Профессор Хубакук Тибатонг зажег свечку, чтобы начать новую книгу. О пещере, подземном озере и каменном органе.
Тим Кляксик приволок Почивальную Бочку к самому крыльцу. Хрюква убралась в своей спаленке, заново постелила тюфяк и повесила на прежнее место синюю занавеску с красными розами.
Потом она забралась внутрь, положила голову и пятачок на копытца и с благодарностью поглядела на звезды, мирно сиявшие на небе.
А Пинг поплыл к Селифанту. И вот они сидели бок о бок, озаренные светом полной луны. Вокруг шумел и пенился Океан.

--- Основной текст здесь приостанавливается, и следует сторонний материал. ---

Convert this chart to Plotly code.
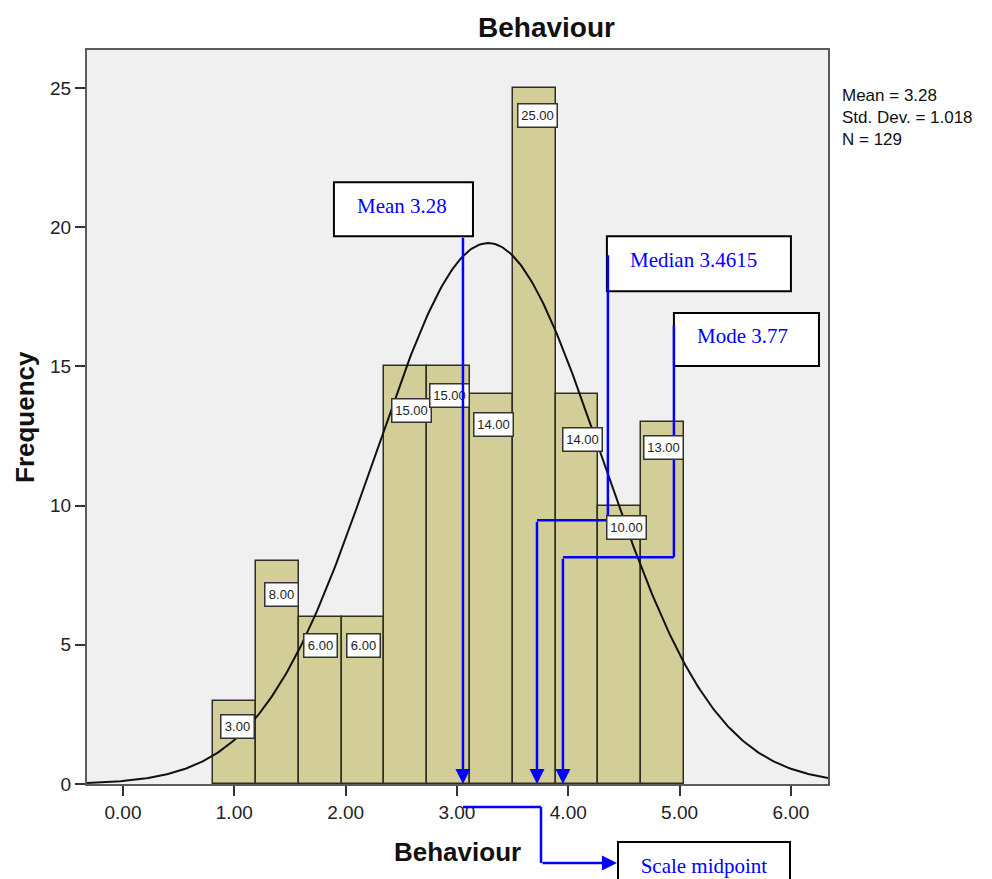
import numpy as np
import plotly.graph_objects as go

# ---------------- data ----------------
bin_start = 0.811
bin_width = 0.3844
counts = [3, 8, 6, 6, 15, 15, 14, 25, 14, 10, 13]
bar_labels = ["3.00", "8.00", "6.00", "6.00", "15.00", "15.00",
              "14.00", "25.00", "14.00", "10.00", "13.00"]
mean_val = 3.28
sd_val = 1.018
n_val = 129
x_ticks = [0, 1, 2, 3, 4, 5, 6]
x_tick_text = ["0.00", "1.00", "2.00", "3.00", "4.00", "5.00", "6.00"]
y_ticks = [0, 5, 10, 15, 20, 25]
stats_lines = ["Mean = 3.28", "Std. Dev. = 1.018", "N = 129"]
callout_texts = ["Mean 3.28", "Median 3.4615", "Mode 3.77", "Scale midpoint"]

# ---------------- layout constants ----------------
W, H = 992, 879
ML, MR, MT, MB = 87, 164, 50, 95
XR = [-0.323, 6.333]
YR = [0, 26.37]
PLOT_H = H - MT - MB
PLOT_W = W - ML - MR

def py(pix):
    """paper y from pixel row (for items outside the plot)"""
    return (H - MB - pix) / PLOT_H

def px(pix):
    return (pix - ML) / PLOT_W

# label box centres (data coords)
label_pos = [(1.033, 2.08), (1.428, 6.82), (1.770, 4.99), (2.165, 4.99),
             (2.596, 13.43), (2.937, 13.97), (3.332, 12.90), (3.728, 24.03),
             (4.132, 12.39), (4.527, 9.20), (4.859, 12.10)]

centers = [bin_start + bin_width * (i + 0.5) for i in range(len(counts))]

fig = go.Figure()
fig.add_trace(go.Bar(
    x=centers, y=counts, width=bin_width,
    marker=dict(color="#d3ce97", line=dict(color="#2e2e22", width=1.5)),
    hoverinfo="skip", showlegend=False))

xc = np.linspace(XR[0], XR[1], 400)
yc = n_val * bin_width * np.exp(-0.5 * ((xc - mean_val) / sd_val) ** 2) / (sd_val * np.sqrt(2 * np.pi))
fig.add_trace(go.Scatter(x=xc, y=yc, mode="lines",
                         line=dict(color="#111111", width=2),
                         hoverinfo="skip", showlegend=False))

annotations = []
# bar value labels
for (lx, ly), txt in zip(label_pos, bar_labels):
    annotations.append(dict(
        x=lx, y=ly, xref="x", yref="y", text=txt, showarrow=False,
        font=dict(family="Liberation Sans, Arial", size=13, color="#222222"),
        bgcolor="white", bordercolor="#333333", borderwidth=1.5, borderpad=1,
        width=36 if len(txt) == 5 else 30, height=20))

# stats text (one block)
annotations.append(dict(
    x=px(840), y=py(84), xref="paper", yref="paper",
    text="<br>".join(stats_lines), showarrow=False, xanchor="left", yanchor="top",
    align="left",
    font=dict(family="Liberation Sans, Arial", size=17, color="#111111")))

# titles
annotations.append(dict(x=px(546), y=py(27), xref="paper", yref="paper",
                        text="<b>Behaviour</b>", showarrow=False, xanchor="center", yanchor="middle",
                        font=dict(family="Liberation Sans, Arial", size=28, color="#111111")))
annotations.append(dict(x=0.5, y=py(852), xref="paper", yref="paper",
                        text="<b>Behaviour</b>", showarrow=False, xanchor="center", yanchor="middle",
                        font=dict(family="Liberation Sans, Arial", size=26, color="#111111")))
annotations.append(dict(x=px(25), y=0.5, xref="paper", yref="paper",
                        text="<b>Frequency</b>", showarrow=False, textangle=-90,
                        xanchor="center", yanchor="middle",
                        font=dict(family="Liberation Sans, Arial", size=26, color="#111111")))

# call-out texts (boxes drawn as shapes)
serif = dict(family="Liberation Serif, Times New Roman", size=21, color="#0000ff")
box_mean = (1.895, 21.62, 3.144, 19.68)
box_median = (4.347, 19.68, 6.000, 17.70)
box_mode = (4.949, 16.92, 6.252, 15.02)
for (x0, y0, x1, y1), txt in zip([box_mean, box_median, box_mode], callout_texts[:3]):
    annotations.append(dict(x=x0 + 0.19, y=(y0 + y1) / 2 + 0.12, xref="x", yref="y",
                            text=txt, showarrow=False, xanchor="left", yanchor="middle",
                            font=serif))
annotations.append(dict(x=4.437, y=py(841), xref="x", yref="paper", xanchor="left", yanchor="top",
                        text=callout_texts[3], showarrow=False, font=serif,
                        bgcolor="white", bordercolor="black", borderwidth=2, borderpad=0,
                        width=170, height=46))

# arrows
arrow_common = dict(text="", showarrow=True, arrowhead=2, arrowsize=1.2, arrowwidth=2.5,
                    arrowcolor="#0000ff", standoff=0, startstandoff=0)
for xa, ytop in [(3.054, 19.68), (3.719, 9.48), (3.952, 8.15)]:
    annotations.append(dict(x=xa, y=0, xref="x", yref="y", ax=xa, ay=ytop,
                            axref="x", ayref="y", **arrow_common))
annotations.append(dict(x=4.437, y=py(863), xref="x", yref="paper", ax=3.755, ay=0,
                        axref="x", ayref="pixel", **arrow_common))

blue = dict(color="#0000ff", width=2.5)
shapes = []
for (x0, y0, x1, y1) in [box_mean, box_median, box_mode]:
    shapes.append(dict(type="rect", xref="x", yref="y", x0=x0, x1=x1, y0=y0, y1=y1,
                       fillcolor="white", line=dict(color="black", width=2), layer="above"))
# median path
shapes.append(dict(type="line", xref="x", yref="y", x0=4.356, x1=4.356, y0=19.00, y1=9.48, line=blue))
shapes.append(dict(type="line", xref="x", yref="y", x0=4.356, x1=3.719, y0=9.48, y1=9.48, line=blue))
# mode path
shapes.append(dict(type="line", xref="x", yref="y", x0=4.949, x1=4.949, y0=16.49, y1=8.15, line=blue))
shapes.append(dict(type="line", xref="x", yref="y", x0=4.949, x1=3.952, y0=8.15, y1=8.15, line=blue))
# scale midpoint path (below axis)
shapes.append(dict(type="line", xref="x", yref="paper", x0=3.054, x1=3.755, y0=py(807), y1=py(807), line=blue))
shapes.append(dict(type="line", xref="x", yref="paper", x0=3.755, x1=3.755, y0=py(807), y1=py(863), line=blue))

fig.update_layout(
    width=W, height=H,
    margin=dict(l=ML, r=MR, t=MT, b=MB),
    paper_bgcolor="white", plot_bgcolor="#f0f0f0",
    bargap=0, showlegend=False,
    annotations=annotations, shapes=shapes,
    font=dict(family="Liberation Sans, Arial", color="#222222"),
    xaxis=dict(range=XR, tickvals=x_ticks, ticktext=x_tick_text, showgrid=False, zeroline=False,
               showline=True, mirror=True, linecolor="#5a5a5a", linewidth=2,
               ticks="outside", ticklen=10, tickwidth=2, tickcolor="#333333",
               tickfont=dict(size=19, color="#222222")),
    yaxis=dict(range=YR, tickvals=y_ticks, showgrid=False, zeroline=False,
               showline=True, mirror=True, linecolor="#5a5a5a", linewidth=2,
               ticks="outside", ticklen=10, tickwidth=2, tickcolor="#333333",
               tickfont=dict(size=19, color="#222222")),
)

fig.write_html("out.html")
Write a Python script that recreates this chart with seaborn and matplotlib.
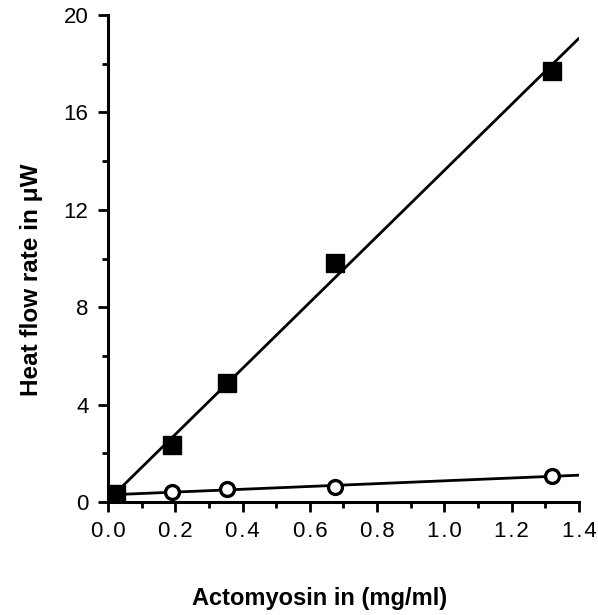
import numpy as np
import pandas as pd
import matplotlib
matplotlib.use("Agg")
import matplotlib.pyplot as plt
import seaborn as sns
from matplotlib.ticker import MultipleLocator

# data
conc_sq = [0.025, 0.19, 0.355, 0.675, 1.32]
heat_sq = [0.35, 2.35, 4.9, 9.8, 17.7]
conc_ci = [0.19, 0.355, 0.675, 1.32]
heat_ci = [0.42, 0.52, 0.62, 1.08]
x_ticks = [0.0, 0.2, 0.4, 0.6, 0.8, 1.0, 1.2, 1.4]
x_labels = ["0.0", "0.2", "0.4", "0.6", "0.8", "1.0", "1.2", "1.4"]
y_ticks = [0, 4, 8, 12, 16, 20]

sns.set_theme(style="ticks")
plt.rcParams["font.family"] = ["Liberation Sans", "DejaVu Sans"]

fig = plt.figure(figsize=(5.98, 6.15), dpi=100)
ax = fig.add_axes([0.1806, 0.1837, 0.7876, 0.7919])

# fitted lines
p_sq = np.polyfit(conc_sq, heat_sq, 1)
p_ci = np.polyfit(conc_ci, heat_ci, 1)
xs_sq = np.array([0.02, 1.4])
xs_ci = np.array([0.0, 1.4])
sns.lineplot(x=xs_sq, y=np.polyval(p_sq, xs_sq), color="black", lw=2, ax=ax)
sns.lineplot(x=xs_ci, y=np.polyval(p_ci, xs_ci), color="black", lw=2, ax=ax)

sns.scatterplot(x=conc_sq, y=heat_sq, marker="s", s=150, color="black",
                edgecolor="black", ax=ax, zorder=5)
sns.scatterplot(x=conc_ci, y=heat_ci, marker="o", s=100, facecolor="white",
                edgecolor="black", linewidth=2.4, ax=ax, zorder=5)

ax.set_xlim(0, 1.4)
ax.set_ylim(0, 20)
ax.set_xticks(x_ticks)
ax.set_xticklabels([l.replace(".", "\u200a.\u200a") for l in x_labels])
ax.set_yticks(y_ticks)
ax.xaxis.set_minor_locator(MultipleLocator(0.1))
ax.yaxis.set_minor_locator(MultipleLocator(2))
ax.tick_params(which="major", length=7, width=2, direction="out", labelsize=16,
               labelcolor="black", color="black", pad=7)
ax.tick_params(which="minor", length=4, width=2, direction="out", color="black")
for s in ["top", "right"]:
    ax.spines[s].set_visible(False)
for s in ["left", "bottom"]:
    ax.spines[s].set_linewidth(2.2)
    ax.spines[s].set_color("black")

ax.set_xlabel("")
ax.set_ylabel("")
fig.text(0.535, (615 - 598) / 615, "Actomyosin in (mg/ml)", fontsize=17,
         fontweight="bold", color="black", ha="center", va="center")
fig.text(32 / 598, (615 - 280) / 615, "Heat flow rate in μW", fontsize=17.5,
         fontweight="bold", color="black", ha="center", va="center", rotation=90)

fig.savefig("out.png", dpi=100)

— Все кончилось хорофффо! — тихо пролопотал Пинг. — Лучфффе не бывает. Но Ракуфффки мне так и не досталось…
— Хооочешь, споем? — спросил Селифант.
— Ага! — кивнул Пинг. — Красивую грустную песню.
Но Селифант неожиданно замялся:
— Прости, ничего не получится. Сегодня я не смогу. Я… кажется… счастлив! — Похоже, Селифант немного стеснялся.
«Ух ты! — удивился мысленно Пинг. — Что это с ним?»
Он нахохлился и привалился под бок к ластоногому. Друзья молчали и думали каждый о своем. Пингу не захотелось петь одному.